In the 100 Aker Wood, they all belong, they’re all needed, and together they bring out the best in each other just like that “body of Christ,” described by the apostle Paul….everyone needed, everyone important, everyone having a gift to share….

Today, in our community lunch, we’ll be thinking of our church’s vision for the future. We need a polestar; we need dreams and possibilities to lure us forward, and remind us that God is the God of possibility and adventure and abundance, and that when we protest about what we don’t have, God reminds us that right here, in what we perceive to be limits, new life is waiting to be born.

One day, Piglet asks Winnie the Pooh: “When you wake up in the morning, what’s the first thing you say to yourself?”

Pooh responds with “What’s for breakfast,” and then asks Piglet about his first thoughts of the day.

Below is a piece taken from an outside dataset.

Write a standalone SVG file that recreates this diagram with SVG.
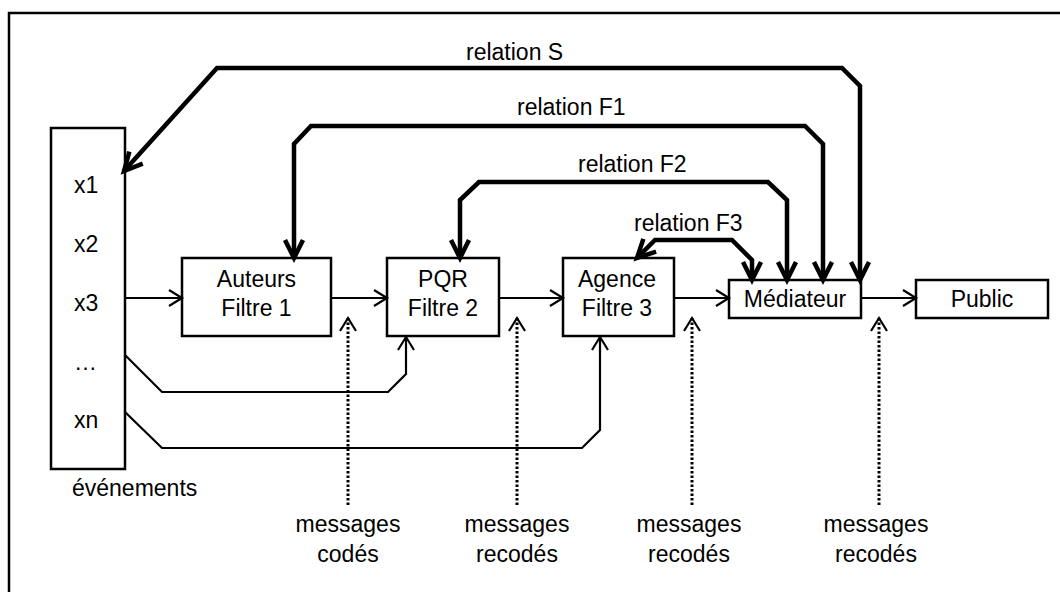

To which Piglet responds, “I wonder what’s going to happen exciting today?”

What’s going to happen exciting today? That’s the message of Winnie and his friends, and it’s the message of the gospels. You never know when God will show up – and God always does – to bring something adventurous into our lives and to call us from the familiar to the exciting and the predictable to a holy adventure.
Yes, it takes a village to raise a Christian….so, sing ho, my friends, God is with us and we can reclaim the holy child in each of us…. and wherever we are, will be home….

“So they went off together. But wherever they go and whatever happens to them on the way, in that enchanted place on the top of the Forest, a little boy and his Bear will always be playing.”